Integration tests touch all classes, but have lower coverage
In theory both with isolated Unit Tests and Integration Tests we could reach a full coverage of the entire code we write. With unit tests we need to write many pairs of isolated Collaboration Tests and Contract Tests to reach a full coverage. With Integration Tests we need to be able to specify and simulate all the test scenarios. In general, the costs of writing and maintaining such integration tests which cover all the details, grows exponentially and they are very fragile to change. Any change in the system is very likely to break them, which makes them not feasible. That is why we need to test on intermediate results. We break the end-to-end tests in smaller tests, until we get to the Good Unit Tests, which are at the lowest level checking each detail. By doing this, not only that we get to full a high coverage at lower costs, but we also get better production code in the process. Integration Tests rarely bring any benefits to the design of the production code. However, they contribute to the test suite covering the component integration and the configurations consistency.

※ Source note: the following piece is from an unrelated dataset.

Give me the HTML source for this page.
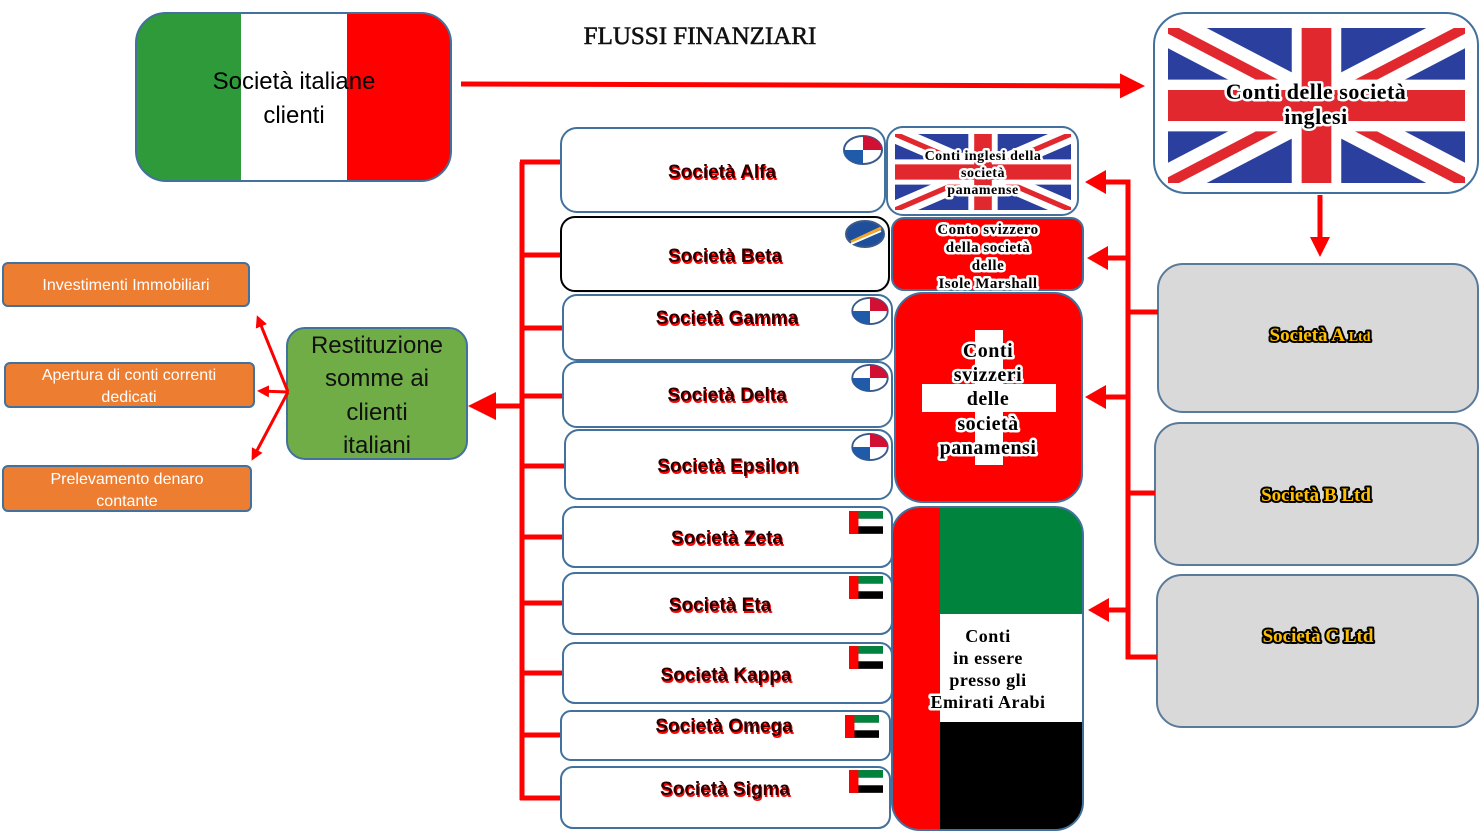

To conclude, I always treat my unit test code as first class citizen. It is separated from production or other test code. I like my unit tests to be small, easy to write, to test only one thing and to run in isolation. The highest benefit I want from them is to put pressure on my production code to make it of better quality. I write them in very short cycles, with the production code, even if I do code first, because I want to refactor in small steps. I rely on them for basic correctness and I target a high coverage of the code that does logic and calculations. Separately, I write different levels of Integration Tests. They check that more services or components (which I already know are functioning well in isolation) can work together. They may also check interactions with external services, frameworks or data sources. Sometimes, I also have integration tests for regression testing, performance or load testing.